The task: Leave out the pictures and repeat the rest of the material exactly.

-- START Information provided --

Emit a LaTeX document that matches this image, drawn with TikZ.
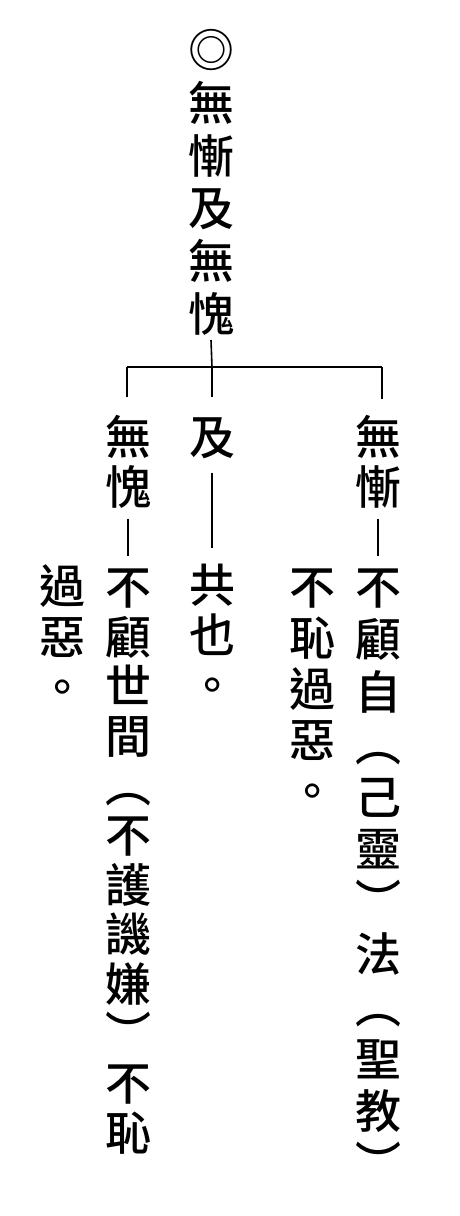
\documentclass[tikz,border=0pt]{standalone}
\usepackage{fontspec}
\IfFontExistsTF{Noto Sans CJK TC Medium}
  {\newfontfamily\cjk{Noto Sans CJK TC Medium}}
  {\newfontfamily\cjk[FakeBold=0.6]{Noto Sans CJK TC}}
\tikzset{
  ch/.style={font=\cjk\fontsize{46}{46}\selectfont, inner sep=0pt, text height=40.5pt, text depth=5.5pt, anchor=center},
  tree/.style={line width=1.6pt},
  dashline/.style={line width=1.1pt},
}
\newcommand\vcol[5]{%
  \foreach \c [count=\i] in {#5} {
    \node[ch] (#1-\i) at (#2, {#3+(\i-1)*#4}) {\c};
  }%
}
\begin{document}
\begin{tikzpicture}[x=1pt,y=-1pt]
\fill[white] (0,0) rectangle (459,1216);
\useasboundingbox (0,0) rectangle (459,1216);
% top title column
\vcol{T}{211}{50}{52.8}{◎,無,慚,及,無,愧}
% second row heads
\vcol{L}{128}{437}{50}{無,愧}
\vcol{M}{212}{437}{50}{及}
\vcol{R}{378}{437}{50}{無,慚}
% bodies
\vcol{LB}{128}{587}{49.6}{不,顧,世,間,︵,不,護,譏,嫌,︶,不,恥}
\vcol{LC}{62}{586}{50.5}{過,惡,。}
\vcol{MB}{212}{585}{50}{共,也,。}
\vcol{RC}{312}{587}{51}{不,恥,過,惡,。}
\vcol{RB}{378}{587}{52.4}{不,顧,自,︵,己,靈,︶,法,︵,聖,教,︶}
% tree
\coordinate (hub) at (212,367);
\coordinate (hl) at (127,367);
\coordinate (hr) at (382,367);
\coordinate (dl) at (127,397);
\coordinate (dm) at (212,397);
\coordinate (dr) at (382,399);
\draw[tree] (T-6.south |- 0,340) -- (hub);
\draw[tree] (hl) -- (hr);
\draw[tree] (hl) -- (dl);
\draw[tree] (hub) -- (dm);
\draw[tree] (hr) -- (dr);
% dashes in the columns
\draw[dashline, shorten <=8.5pt, shorten >=7.5pt] (L-2.south) -- (LB-1.north);
\draw[dashline, shorten <=12.5pt, shorten >=13.5pt] (M-1.south) -- (MB-1.north);
\draw[dashline, shorten <=8.5pt, shorten >=7.5pt] (R-2.south) -- (RB-1.north);
\end{tikzpicture}
\end{document}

-- END Information provided --

Final result:
Emit a LaTeX document that matches this image, drawn with TikZ.
\documentclass[tikz,border=0pt]{standalone}
\usepackage{fontspec}
\IfFontExistsTF{Noto Sans CJK TC Medium}
  {\newfontfamily\cjk{Noto Sans CJK TC Medium}}
  {\newfontfamily\cjk[FakeBold=0.6]{Noto Sans CJK TC}}
\tikzset{
  ch/.style={font=\cjk\fontsize{46}{46}\selectfont, inner sep=0pt, text height=40.5pt, text depth=5.5pt, anchor=center},
  tree/.style={line width=1.6pt},
  dashline/.style={line width=1.1pt},
}
\newcommand\vcol[5]{%
  \foreach \c [count=\i] in {#5} {
    \node[ch] (#1-\i) at (#2, {#3+(\i-1)*#4}) {\c};
  }%
}
\begin{document}
\begin{tikzpicture}[x=1pt,y=-1pt]
\fill[white] (0,0) rectangle (459,1216);
\useasboundingbox (0,0) rectangle (459,1216);
% top title column
\vcol{T}{211}{50}{52.8}{◎,無,慚,及,無,愧}
% second row heads
\vcol{L}{128}{437}{50}{無,愧}
\vcol{M}{212}{437}{50}{及}
\vcol{R}{378}{437}{50}{無,慚}
% bodies
\vcol{LB}{128}{587}{49.6}{不,顧,世,間,︵,不,護,譏,嫌,︶,不,恥}
\vcol{LC}{62}{586}{50.5}{過,惡,。}
\vcol{MB}{212}{585}{50}{共,也,。}
\vcol{RC}{312}{587}{51}{不,恥,過,惡,。}
\vcol{RB}{378}{587}{52.4}{不,顧,自,︵,己,靈,︶,法,︵,聖,教,︶}
% tree
\coordinate (hub) at (212,367);
\coordinate (hl) at (127,367);
\coordinate (hr) at (382,367);
\coordinate (dl) at (127,397);
\coordinate (dm) at (212,397);
\coordinate (dr) at (382,399);
\draw[tree] (T-6.south |- 0,340) -- (hub);
\draw[tree] (hl) -- (hr);
\draw[tree] (hl) -- (dl);
\draw[tree] (hub) -- (dm);
\draw[tree] (hr) -- (dr);
% dashes in the columns
\draw[dashline, shorten <=8.5pt, shorten >=7.5pt] (L-2.south) -- (LB-1.north);
\draw[dashline, shorten <=12.5pt, shorten >=13.5pt] (M-1.south) -- (MB-1.north);
\draw[dashline, shorten <=8.5pt, shorten >=7.5pt] (R-2.south) -- (RB-1.north);
\end{tikzpicture}
\end{document}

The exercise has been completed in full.